Comparing the most desirable area of Vancouver with the Slum of all of Canada is not compareable and the junkies won’t give a sh*t if two towers go up.
Yaletown was nothing like the downtown eastside either.
You must be joking around if you think $525 sq/ft is a good deal.
Qube was $500 sq/ft and will be again soon as a landmark building in a nice area should be.
The Woodwards project will be the epitome of everything that’s wrong with the bubble and will easily lose as much as the worst of the California, Las Vegas or Florida bubbles.
The residents will be reminded of this when they find dirty needles in their elevator and have people smoking crack outside the parkade gate.
No concierge will want to work there.
I hate to pick on you Woody but what you said is just so assinine it deserves ridicule.
Do you understand that the average incomes of Vancouver?
Is it going right over your head that only hte elite can afford to pay those prices and none of them would be stupid enough.
July 24th, 2008 at 7:20 pm
woody:
do you have an assignment or unit at “W”?
July 24th, 2008 at 6:49 pm
jesse
“so it makes you wonder who’s briging down the number below zero?”
Another big one from what I understand is boomers withdrawing home equity to help finance their children’s homes.
July 24th, 2008 at 4:51 pm
If the market pulls back 25% they won’t be laughing.
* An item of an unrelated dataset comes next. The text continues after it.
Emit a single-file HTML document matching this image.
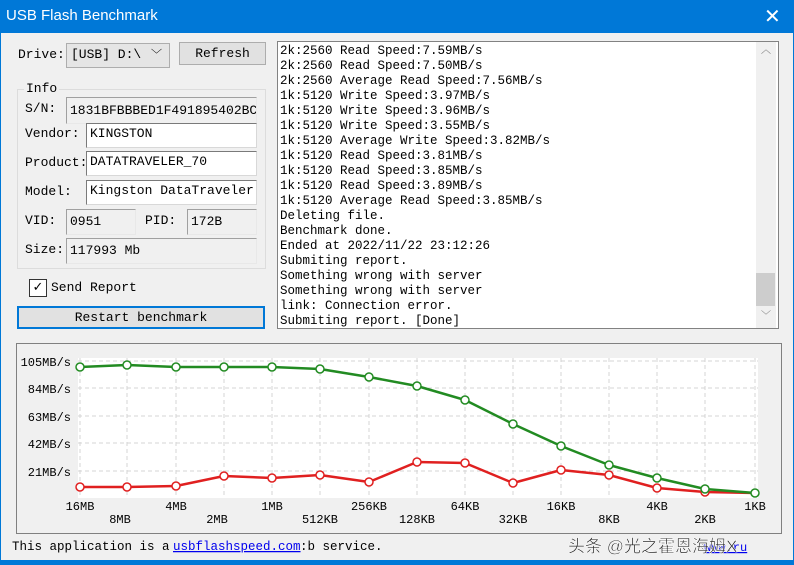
<!DOCTYPE html>
<html><head><meta charset="utf-8"><style>
*{box-sizing:border-box;margin:0;padding:0}
body{width:794px;height:565px;background:#0078d7;position:relative;overflow:hidden;font-family:"Liberation Mono","Noto Serif CJK SC",monospace;font-size:13px;color:#000}
.win{position:absolute;left:1px;top:33px;width:792px;height:527px;background:#f0f0f0}
.abs{position:absolute}
.title{position:absolute;left:6px;top:7px;color:#fff;font-family:"Liberation Sans",sans-serif;font-size:15px}
.x{position:absolute;left:764px;top:4px;color:#fff;font-family:"Liberation Sans",sans-serif;font-size:20px}
.box{position:absolute;background:#fff;border:1px solid #7a7a7a;border-right-color:#d8d8d8;border-bottom-color:#d8d8d8;padding:2px 3px;white-space:nowrap;overflow:hidden}
.ro{background:#f0f0f0;border:1px solid #a0a0a0;border-right-color:#e8e8e8;border-bottom-color:#e8e8e8}
.lbl{position:absolute;white-space:nowrap}
.btn{position:absolute;background:#e1e1e1;border:1px solid #adadad;text-align:center}
.log{position:absolute;left:277px;top:41px;width:502px;height:288px;background:#fff;border:1px solid #828282}
.log div{font-size:12.5px;line-height:15px;white-space:pre}
</style></head><body>
<div class="title">USB Flash Benchmark</div>
<div class="x">✕</div>
<div class="win"></div>
<div class="lbl" style="left:18px;top:47px">Drive:</div>
<div class="box ro" style="left:66px;top:43px;width:104px;height:25px;background:#e5e5e5;border:1px solid #adadad;padding:3px 4px">[USB] D:\ <span style="position:absolute;left:84px;top:2px;font-size:11px">﹀</span></div>
<div class="btn" style="left:179px;top:42px;width:87px;height:23px;line-height:21px">Refresh</div>
<div class="abs" style="left:17px;top:89px;width:249px;height:180px;border:1px solid #dcdcdc"></div>
<div class="lbl" style="left:24px;top:81px;background:#f0f0f0;padding:0 2px">Info</div>
<div class="lbl" style="left:25px;top:101px">S/N:</div>
<div class="box ro" style="left:66px;top:97px;width:191px;height:27px;padding-top:5px">1831BFBBBED1F491895402BC</div>
<div class="lbl" style="left:25px;top:126px">Vendor:</div>
<div class="box" style="left:86px;top:123px;width:171px;height:25px">KINGSTON</div>
<div class="lbl" style="left:25px;top:155px">Product:</div>
<div class="box" style="left:86px;top:151px;width:171px;height:25px">DATATRAVELER_70</div>
<div class="lbl" style="left:25px;top:184px">Model:</div>
<div class="box" style="left:86px;top:180px;width:171px;height:25px">Kingston DataTraveler</div>
<div class="lbl" style="left:25px;top:213px">VID:</div>
<div class="box ro" style="left:66px;top:209px;width:70px;height:26px;padding-top:4px">0951</div>
<div class="lbl" style="left:145px;top:213px">PID:</div>
<div class="box ro" style="left:187px;top:209px;width:70px;height:26px;padding-top:4px">172B</div>
<div class="lbl" style="left:25px;top:242px">Size:</div>
<div class="box ro" style="left:66px;top:238px;width:191px;height:26px;padding-top:4px">117993 Mb</div>
<div class="abs" style="left:29px;top:279px;width:18px;height:18px;border:1px solid #333;background:#fff;font-family:'DejaVu Sans',sans-serif;font-size:13px;line-height:16px;text-align:center">✓</div>
<div class="lbl" style="left:51px;top:280px">Send Report</div>
<div class="btn" style="left:17px;top:306px;width:248px;height:23px;line-height:19px;border:2px solid #0078d7">Restart benchmark</div>
<div class="log"><div style="padding:2px 0 0 2px">2k:2560 Read Speed:7.59MB/s
2k:2560 Read Speed:7.50MB/s
2k:2560 Average Read Speed:7.56MB/s
1k:5120 Write Speed:3.97MB/s
1k:5120 Write Speed:3.96MB/s
1k:5120 Write Speed:3.55MB/s
1k:5120 Average Write Speed:3.82MB/s
1k:5120 Read Speed:3.81MB/s
1k:5120 Read Speed:3.85MB/s
1k:5120 Read Speed:3.89MB/s
1k:5120 Average Read Speed:3.85MB/s
Deleting file.
Benchmark done.
Ended at 2022/11/22 23:12:26
Submiting report.
Something wrong with server
Something wrong with server
link: Connection error.
Submiting report. [Done]</div>
<div class="abs" style="left:478px;top:0;width:20px;height:286px;background:#f0f0f0"></div>
<div class="abs" style="left:478px;top:231px;width:19px;height:33px;background:#cdcdcd"></div>
<div class="abs" style="left:483px;top:2px;font-size:10px;color:#606060">︿</div>
<div class="abs" style="left:483px;top:268px;font-size:10px;color:#606060">﹀</div>
</div>
<svg class="abs" style="left:0;top:0" width="794" height="565">
<rect x="16.5" y="343.5" width="765" height="190" fill="#f0f0f0" stroke="#808080"/>
<rect x="78" y="358" width="680" height="140" fill="#fff"/>
<g stroke="#d4d4d4" stroke-dasharray="4,3">
<line x1="78" x2="758" y1="361" y2="361"/><line x1="78" x2="758" y1="388" y2="388"/><line x1="78" x2="758" y1="416" y2="416"/><line x1="78" x2="758" y1="443" y2="443"/><line x1="78" x2="758" y1="471" y2="471"/>
<line x1="80" x2="80" y1="358" y2="498"/><line x1="127" x2="127" y1="358" y2="498"/><line x1="176" x2="176" y1="358" y2="498"/><line x1="224" x2="224" y1="358" y2="498"/><line x1="272" x2="272" y1="358" y2="498"/><line x1="320" x2="320" y1="358" y2="498"/><line x1="369" x2="369" y1="358" y2="498"/><line x1="417" x2="417" y1="358" y2="498"/><line x1="465" x2="465" y1="358" y2="498"/><line x1="513" x2="513" y1="358" y2="498"/><line x1="561" x2="561" y1="358" y2="498"/><line x1="609" x2="609" y1="358" y2="498"/><line x1="657" x2="657" y1="358" y2="498"/><line x1="705" x2="705" y1="358" y2="498"/><line x1="755" x2="755" y1="358" y2="498"/>
</g>
<g font-family="Liberation Mono, monospace" font-size="12" text-anchor="end">
<text x="71" y="366">105MB/s</text><text x="71" y="393">84MB/s</text><text x="71" y="421">63MB/s</text><text x="71" y="448">42MB/s</text><text x="71" y="476">21MB/s</text>
</g>
<g font-family="Liberation Mono, monospace" font-size="12" text-anchor="middle">
<text x="80" y="510">16MB</text><text x="176" y="510">4MB</text><text x="272" y="510">1MB</text><text x="369" y="510">256KB</text><text x="465" y="510">64KB</text><text x="561" y="510">16KB</text><text x="657" y="510">4KB</text><text x="755" y="510">1KB</text>
<text x="120" y="523">8MB</text><text x="217" y="523">2MB</text><text x="320" y="523">512KB</text><text x="417" y="523">128KB</text><text x="513" y="523">32KB</text><text x="609" y="523">8KB</text><text x="705" y="523">2KB</text>
</g>
<g fill="none" stroke-width="2.5" stroke-linejoin="round">
<polyline stroke="#e02020" points="80,487 127,487 176,486 224,476 272,478 320,475 369,482 417,462 465,463 513,483 561,470 609,475 657,488 705,492 755,493"/>
<polyline stroke="#228b22" points="80,367 127,365 176,367 224,367 272,367 320,369 369,377 417,386 465,400 513,424 561,446 609,465 657,478 705,489 755,493"/>
</g>
<g fill="#fff" stroke-width="1.5">
<g stroke="#e02020"><circle cx="80" cy="487" r="4"/><circle cx="127" cy="487" r="4"/><circle cx="176" cy="486" r="4"/><circle cx="224" cy="476" r="4"/><circle cx="272" cy="478" r="4"/><circle cx="320" cy="475" r="4"/><circle cx="369" cy="482" r="4"/><circle cx="417" cy="462" r="4"/><circle cx="465" cy="463" r="4"/><circle cx="513" cy="483" r="4"/><circle cx="561" cy="470" r="4"/><circle cx="609" cy="475" r="4"/><circle cx="657" cy="488" r="4"/><circle cx="705" cy="492" r="4"/></g>
<g stroke="#228b22"><circle cx="80" cy="367" r="4"/><circle cx="127" cy="365" r="4"/><circle cx="176" cy="367" r="4"/><circle cx="224" cy="367" r="4"/><circle cx="272" cy="367" r="4"/><circle cx="320" cy="369" r="4"/><circle cx="369" cy="377" r="4"/><circle cx="417" cy="386" r="4"/><circle cx="465" cy="400" r="4"/><circle cx="513" cy="424" r="4"/><circle cx="561" cy="446" r="4"/><circle cx="609" cy="465" r="4"/><circle cx="657" cy="478" r="4"/><circle cx="705" cy="489" r="4"/><circle cx="755" cy="493" r="4"/></g>
</g>
<text x="12" y="550" font-family="Liberation Mono, monospace" font-size="12.5">This application is a</text>
<text x="173" y="550" font-family="Liberation Mono, monospace" font-size="12.5" fill="#0000ee" text-decoration="underline">usbflashspeed.com</text>
<text x="300" y="550" font-family="Liberation Mono, monospace" font-size="12.5">:b service.</text>
<text x="704" y="551" font-family="Liberation Mono, monospace" font-size="12" fill="#0000ee" text-decoration="underline">www.ru</text>
<text x="568" y="552" font-family="Liberation Sans, Noto Sans CJK SC, sans-serif" font-size="17" fill="#222" stroke="#fff" stroke-width="0.5">头条 @光之霍恩海姆X</text>
</svg>
</body></html>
If downtown condos are at $650/sf right now, a 25% pull-back would leave you at $488/sf. If you had equity of 25% initially, you would lose 28% of your initial capital. Ouch. If you had more leverage, you lose more money. If you had 92% leverage, you’ve lost it all. Theoretically, if you only had to put down like 10%, you are almost equity negative and you could potentially walk away.
Do they require a personal guarantee on those obligations? Would they allow me to buy assignments using a special purpose vehicle? Are they sophisticated enough to know what that means (non recourse to the owner)?
July 24th, 2008 at 4:12 pm
betamax – I agree – not to mention all the funky businesses that are down there now taking advantage of the cheap rent (like my fav – Boneta’s) that are going to be be forced to close because everyone’s disposable income is the first thing to vanish in a recession.
If the boom had continued for another 3-5 years, the DTES might have had a chance. I think the Woodward’s building is going to prove to be the high water mark for “development” down there.
The irony is that it stands a solid chance of going right back to where it started – a squat for everyone who lives in the area right now.
July 24th, 2008 at 2:49 pm
if the market pulls back 25% they are still laughing.
25% will be just the beginning, and they won’t be laughing.
to assume the DTES will continue on asis [sic] indefinately is even more naive.
Agreed. The DTES will be worse later, when the long-term recession arrives, combined with higher energy costs, and both provincial and private coffers are depleted paying for past megaprojects and general over-capacity. No shades required.
July 24th, 2008 at 1:40 pm
I don’t think Yaletown and Coal Harbor are fair comparisons, as these areas were basically EMPTY when they were developed. Bringing up (or down, comparing on your point of view) the DTES to their “standards” involves moving a large population of human beings who, for better or worse, call that area home.
July 24th, 2008 at 1:26 pm
“Increasing number of retired or semi retired people.”
There is a possible component of offshore savings and investments not tracked through Statscan and black market proceeds. Your other points sum up the situation nicely.
Given the average mortgage debt has increased in the past decade in conjunction with a falling savings rate indicates that a significant portion of the shortfall comes from home equity withdrawals. As I mentioned earlier a recent property market entrant will likely not have a negative savings rate (save unsecured loans) so it makes you wonder who’s briging down the number below zero? The retired and semi-retired don’t make that much of the population yet.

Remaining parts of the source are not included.